Barker does not contribute to “Fuck You,” a sketch that feels like a parody of teenage breakup songwriting, with drumming that is well below his skill level. But he does return for “Gaslight,” one minute and 49 seconds of longing in a relationship where Willow’s partner can’t seem to communicate her intentions clearly. Both of the tracks would have been absolutely huge on Total Request Live back in 2001, but finding a place for them may prove to be a bigger challenge in today’s crowded pop marketplace; if she didn’t pivot to grunge on “Don’t Save Me,” it would almost seem like she was anticipating how to meet audience demand with what she’s supplying, but the transition more accurately characterizes her lack of interest in settling on a single musical style. “I’m all for getting rid of the categories and just doing whatever you feel,” she told Alternative Press in June. But as she dips into Mazzy Star-like grunge a second time on the socially conscious “Naïve,” the emphatic answer to what she feels becomes, “what do listeners want to hear?” It will be interesting to see how strongly this resonates with fans of her earlier work, much less with pop’s prevailing tides, but it’s catchier and more appealing than even longtime fans of these genres might expect.

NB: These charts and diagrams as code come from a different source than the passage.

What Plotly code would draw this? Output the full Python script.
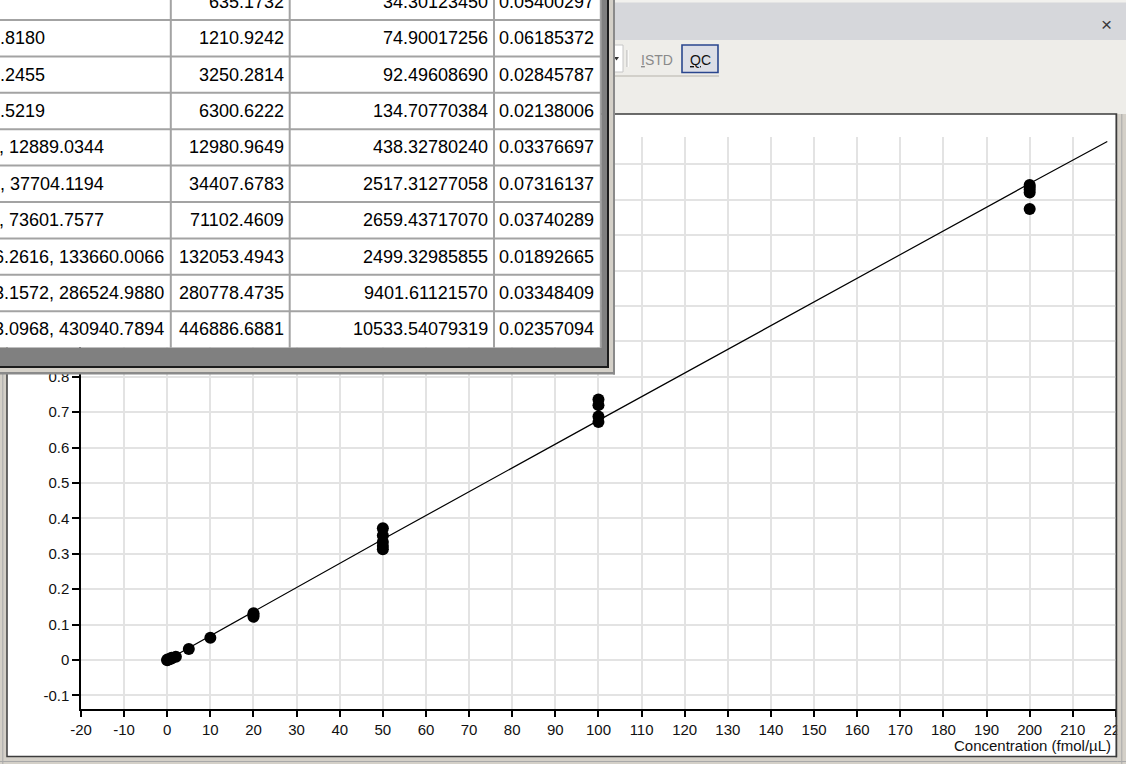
import plotly.graph_objects as go

# ---- calibration data: concentration (fmol/µL) vs. area ratio ----
conc = [0, 0, 0.5, 1, 1, 2,
        5, 10,
        20, 20, 20,
        50, 50, 50, 50, 50,
        100, 100, 100, 100,
        200, 200, 200, 200, 200]
ratio = [-0.001, 0.001, 0.002, 0.004, 0.006, 0.009,
         0.031, 0.063,
         0.122, 0.127, 0.132,
         0.313, 0.322, 0.333, 0.352, 0.372,
         0.672, 0.688, 0.720, 0.736,
         1.274, 1.321, 1.329, 1.336, 1.342]

# regression curve
fit_conc = [0, 50, 100, 150, 200, 218]
fit_ratio = [0.0, 0.341, 0.677, 1.012, 1.346, 1.465]

# axis ticks (labels above 0.8 sit behind the table window)
x_tick_vals = list(range(-20, 221, 10))
x_tick_text = [str(v) for v in x_tick_vals]
y_tick_vals = [round(-0.1 + 0.1 * i, 1) for i in range(16)]
y_tick_text = ["-0.1", "0", "0.1", "0.2", "0.3", "0.4", "0.5", "0.6", "0.7",
               "0.8", "", "", "", "", "", ""]

# replicate statistics table (left window)
tbl_col1 = ["", ".8180", ".2455", ".5219", ", 12889.0344", ", 37704.1194",
            ", 73601.7577", "6.2616, 133660.0066", "3.1572, 286524.9880",
            "3.0968, 430940.7894"]
tbl_mean = ["635.1732", "1210.9242", "3250.2814", "6300.6222", "12980.9649",
            "34407.6783", "71102.4609", "132053.4943", "280778.4735",
            "446886.6881"]
tbl_sd = ["34.30123450", "74.90017256", "92.49608690", "134.70770384",
          "438.32780240", "2517.31277058", "2659.43717070", "2499.32985855",
          "9401.61121570", "10533.54079319"]
tbl_cv = ["0.05400297", "0.06185372", "0.02845787", "0.02138006",
          "0.03376697", "0.07316137", "0.03740289", "0.01892665",
          "0.03348409", "0.02357094"]

# ---- page geometry (pixels) ----
W, H = 1126, 764
L, R, T, B = 81, 10, 137, 55
PW, PH = W - L - R, H - T - B
FONT = "Liberation Sans, Arial, sans-serif"


def X(px):
    return (px - L) / PW


def Y(py):
    return (H - B - py) / PH


shapes = []
annos = []


def rect(x0, y0, x1, y1, fill, line=None, lw=0, layer="below"):
    shapes.append(dict(type="rect", xref="paper", yref="paper",
                       x0=X(x0), x1=X(x1), y0=Y(y1), y1=Y(y0),
                       fillcolor=fill,
                       line=dict(color=line or fill, width=lw),
                       layer=layer))


def seg(x0, y0, x1, y1, color, lw=1, layer="below"):
    shapes.append(dict(type="line", xref="paper", yref="paper",
                       x0=X(x0), x1=X(x1), y0=Y(y0), y1=Y(y1),
                       line=dict(color=color, width=lw), layer=layer))


def text(px, py, s, size=13, color="black", anchor="center", family=FONT):
    annos.append(dict(xref="paper", yref="paper", x=X(px), y=Y(py),
                      text=s, showarrow=False, xanchor=anchor,
                      yanchor="middle", font=dict(size=size, color=color,
                                                  family=family)))


# ---- chart window chrome ----
rect(615, 0, W + 2, 40, "#d6d7db")
rect(615, -2, W + 2, 2.5, "#f2f1ee")
rect(615, 40, W + 2, 114, "#eeede9")
seg(615, 76, 719, 76, "#d2d0ca", 2)
# combo box edge, separator, toolbar buttons
rect(604, 45, 623, 72, "white", "#c6c6c6", 1)
shapes.append(dict(type="path", xref="paper", yref="paper", layer="below",
                   path="M %f,%f L %f,%f L %f,%f Z" % (X(614), Y(57), X(619), Y(57),
                                                       X(616.5), Y(60.5)),
                   fillcolor="#333", line=dict(width=0)))
seg(627, 50, 627, 67, "#b4b4b4", 1)
seg(628.2, 50, 628.2, 67, "white", 1)
text(656.5, 59.5, "<u>I</u>STD", 14, "#8a8a8a")
rect(682, 45, 718, 72.5, "#dcdee6", "#2a468e", 1.6)
text(700, 59.5, "<u>Q</u>C", 14, "#111111")
text(1106.5, 25, "×", 19, "#3a3a3a")

# chart control (white panel with sunken border)
rect(7, 114, 1116.5, 756.5, "white", "#3c3c3c", 1.5)
seg(2.8, 374, 2.8, H + 2, "#a9a9a9", 1)
seg(0, 761.5, W + 2, 761.5, "#a9a9a9", 1)

# right frame drawn over the plot edge
rect(1117.2, 114, W + 2, H + 2, "#d4d0c8", layer="above")
rect(1115.6, 114, 1117.2, 757.2, "#3c3c3c", layer="above")
seg(1121.8, 114, 1121.8, H + 2, "#a9a9a9", 1, layer="above")
seg(1117.2, 761.5, W + 2, 761.5, "#a9a9a9", 1, layer="above")

# axis title
text(1113, 745.5, "Concentration (fmol/µL)", 15, "#111111", anchor="right")

# ---- statistics table window (on top) ----
row_top, row_h = 20.0, 36.4
row_lines = [row_top + row_h * k for k in range(10)]
grid_bottom = row_lines[-1]
col_lines = [170.8, 289.7, 494.0, 600.8]

rect(-6, -6, 601, grid_bottom, "white", layer="above")
for yl in row_lines[:-1]:
    seg(-6, yl, 601, yl, "#a3a3a3", 2, layer="above")
for xl in col_lines:
    seg(xl, -6, xl, grid_bottom, "#a3a3a3", 2, layer="above")
# grid background strip and window frame
rect(-6, grid_bottom, 607, 366, "#808080", layer="above")
rect(601.5, -6, 607, 366, "#808080", layer="above")
rect(-6, 366, 609, 368, "#1c1c1c", layer="above")
rect(607, -6, 609, 368, "#1c1c1c", layer="above")
rect(-6, 368, 613, 372, "#d4d0c8", layer="above")
rect(609, -6, 613, 372, "#d4d0c8", layer="above")
rect(-6, 372, 615, 374.5, "#8a8a8a", layer="above")
rect(613, -6, 615, 374.5, "#8a8a8a", layer="above")

col1_right = [0, 47, 47, 47, 106, 106, 106, 166, 166, 166]
for i in range(10):
    yc = row_top - row_h / 2 + row_h * i
    if tbl_col1[i]:
        text(col1_right[i], yc, tbl_col1[i], 18, anchor="right")
    text(286, yc, tbl_mean[i], 18, anchor="right")
    text(490, yc, tbl_sd[i], 18, anchor="right")
    text(497, yc, tbl_cv[i], 18, anchor="left")

# ---- figure ----
fig = go.Figure()
fig.add_trace(go.Scatter(x=fit_conc, y=fit_ratio, mode="lines",
                         line=dict(color="black", width=1.2),
                         hoverinfo="skip", showlegend=False))
fig.add_trace(go.Scatter(x=conc, y=ratio, mode="markers",
                         marker=dict(color="black", size=12, line=dict(width=0)),
                         showlegend=False))

axis_common = dict(showline=True, linecolor="black", linewidth=1.5,
                   ticks="outside", tickcolor="black", tickwidth=1.5,
                   showgrid=True, gridcolor="#e3e3e3", gridwidth=2,
                   zeroline=False, ticklabeloverflow="allow",
                   automargin=False,
                   tickfont=dict(size=15, family=FONT, color="#111111"))

fig.update_layout(
    width=W, height=H,
    margin=dict(l=L, r=R, t=T, b=B, pad=0, autoexpand=False),
    paper_bgcolor="#d4d0c8",
    plot_bgcolor="white",
    xaxis=dict(range=[-20, 220.02], tickmode="array", tickvals=x_tick_vals,
               ticktext=x_tick_text, ticklen=6, **axis_common),
    yaxis=dict(range=[-0.1385, 1.4775], tickmode="array", tickvals=y_tick_vals,
               ticktext=y_tick_text, ticklen=7, **axis_common),
    shapes=shapes,
    annotations=annos,
    showlegend=False,
)

fig.write_html("out.html", config={"displayModeBar": False})
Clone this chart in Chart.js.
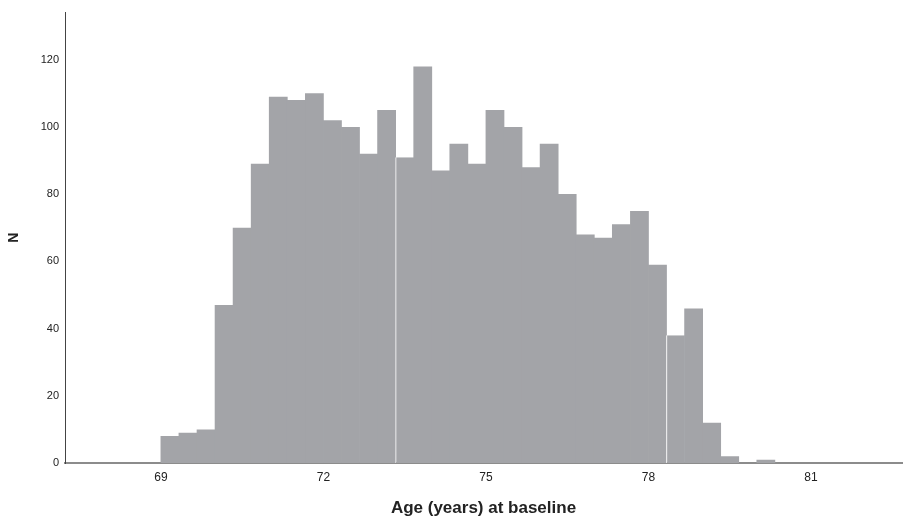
<!DOCTYPE html>
<html>
<head>
<meta charset="utf-8">
<script src="https://cdn.jsdelivr.net/npm/chart.js@4/dist/chart.umd.min.js"></script>
<style>
  html, body { margin: 0; padding: 0; background: #fff; }
  #ageChart { display: block; }
</style>
</head>
<body>
<canvas id="ageChart" width="906" height="525"></canvas>
<script>
// histogram bins: 4-month bins starting at 69 years
var binStarts = [69.0, 69.333, 69.667, 70.0, 70.333, 70.667, 71.0, 71.333, 71.667,
                 72.0, 72.333, 72.667, 73.0, 73.333, 73.667, 74.0, 74.333, 74.667,
                 75.0, 75.333, 75.667, 76.0, 76.333, 76.667, 77.0, 77.333, 77.667,
                 78.0, 78.333, 78.667, 79.0, 79.333, 79.667, 80.0];
var counts = [8, 9, 10, 47, 70, 89, 109, 108, 110,
              102, 100, 92, 105, 91, 118, 87, 95, 89,
              105, 100, 88, 95, 80, 68, 67, 71, 75,
              59, 38, 46, 12, 2, 0, 1];
var binWidth = 1 / 3;
var xTicks = [69, 72, 75, 78, 81];
var yTicks = [0, 20, 40, 60, 80, 100, 120];

// thin white seams seen between a couple of bins
var seamBins = [13, 28];

var points = binStarts.map(function(s, i) {
    return { x: s + binWidth / 2, y: counts[i] };
});

var font = 'Liberation Sans, Arial, Helvetica, sans-serif';

new Chart(document.getElementById('ageChart'), {
    type: 'bar',
    data: {
        datasets: [{
            data: points,
            backgroundColor: '#a3a4a8',
            borderColor: '#ffffff',
            borderWidth: function(ctx) {
                return seamBins.indexOf(ctx.dataIndex) >= 0 ? { left: 1, top: 0, right: 0, bottom: 0 } : 0;
            },
            borderSkipped: false,
            // slight overlap so neighbouring bars leave no anti-aliased gaps
            barPercentage: 1.04,
            categoryPercentage: 1.0
        }]
    },
    options: {
        responsive: false,
        animation: false,
        layout: { padding: { top: 10, right: 4, left: 0, bottom: 0 } },
        plugins: {
            legend: { display: false },
            tooltip: { enabled: false }
        },
        scales: {
            x: {
                type: 'linear',
                offset: false,
                min: 67.23,
                max: 82.68,
                afterBuildTicks: function(axis) {
                    axis.ticks = xTicks.map(function(v) { return { value: v }; });
                },
                afterFit: function(axis) { axis.height = 62; },
                grid: { display: false, drawTicks: false },
                border: { display: true, color: '#8c8c8c', width: 2 },
                ticks: {
                    padding: 7,
                    color: '#222',
                    font: { family: font, size: 12 },
                    maxRotation: 0
                },
                title: {
                    display: true,
                    text: 'Age (years) at baseline',
                    color: '#222',
                    font: { family: font, size: 17, weight: 'bold' },
                    padding: { top: 0, bottom: 6 }
                }
            },
            y: {
                min: 0,
                max: 134,
                afterBuildTicks: function(axis) {
                    axis.ticks = yTicks.map(function(v) { return { value: v }; });
                },
                afterFit: function(axis) { axis.width = 65; },
                grid: { display: false, drawTicks: false },
                border: { display: true, color: '#444', width: 1 },
                ticks: {
                    padding: 6,
                    color: '#222',
                    font: { family: font, size: 11 }
                },
                title: {
                    display: true,
                    text: 'N',
                    color: '#222',
                    font: { family: font, size: 14, weight: 'bold' },
                    padding: { top: 6, bottom: 0 }
                }
            }
        }
    }
});
</script>
</body>
</html>
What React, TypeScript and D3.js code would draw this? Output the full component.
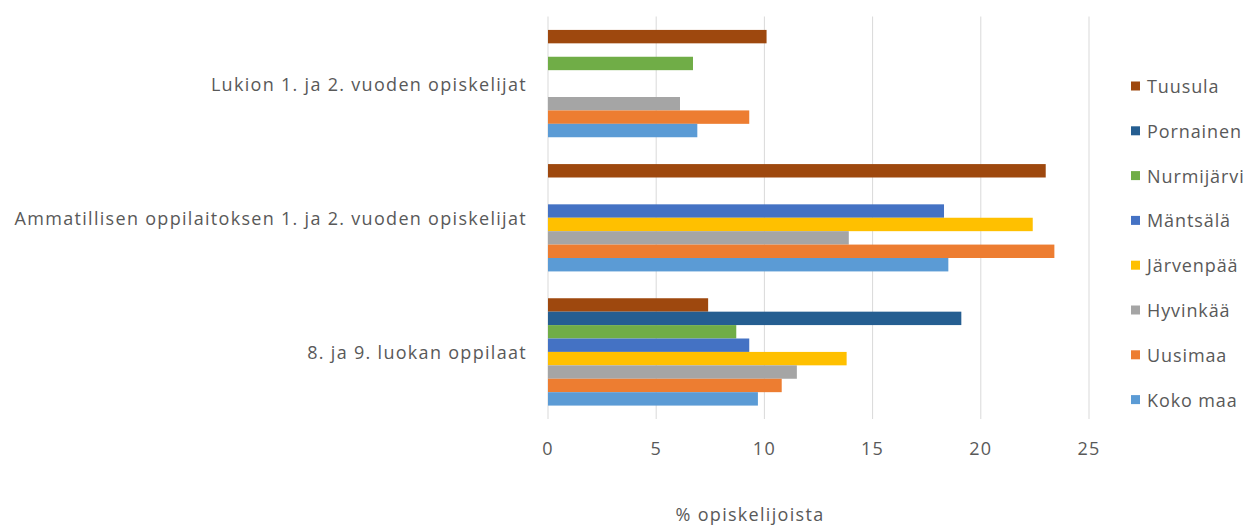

Of course, Gen Z has (fairly or unfairly) become defined by a studied obliviousness to what has come before, so what makes her shuffling of these sounds feel fresh is a series of performances that ignore what they’re copying — or even the fact that they’re copying at all. From the chugging angst-rock of “Lipstick” to the swinging double-time melancholy of “Come Home,” she approaches the blueprints of these songs like empty scaffolding that no one completed with walls, or floors; Ayla Tesler-Mabe thickens up harmonies on the latter as Willow pleads “I need you right now, baby won’t you come home,” and it’s almost like Paramore never existed. “4ever” continues the pity party a little too long as Willow laments, “I know, you know, we know, this can’t last forever,” but it also feels entirely believable that the target audience for this record would by now be firing up their lighters — or given their likely age, their cell phone flashlights — if she performed this symphony of sadness live.
If Barker doesn’t shore up the record’s vintage mall-punk bona fides, Willow wraps the album with “Grow,” featuring none other than Avril Lavigne, and “Breakout” featuring Cherry Glazer. The latter feels like concentric circles of pop culture inspiration folding on themselves — “No one woman should have all that power,” Willow pull-quotes from Kanye West’s “Power,” with questionable knowledge of its origin as a line of dialogue in Spike Lee’s “Malcolm X,” in a verse-chorus-verse structure that unfolds like a thick, defiant slab of nu-metal — while the former suggests her version of the “dream duet with my idol” that Miley Cyrus did more coolly, and effectively, with Stevie Nicks on “Edge of Midnight.” But perhaps appropriately, Willow’s coolness comes from not caring if any of this sounds cool, or relevant, or commercial, as she taps into that reservoir of emotion oozing out of every 20-year-old pore in her body. “Lately I Feel Everything” may not be a record that transcends its own era, and certainly not its influences, but it offers a pretty complete statement about what it means to be young and privileged and restless all the same. 20 years after Barker and Lavigne’s heyday, the sound still isn’t punk, but Willow makes it pop.
“Lately I Feel Everything” releases July 16 on Apple Music.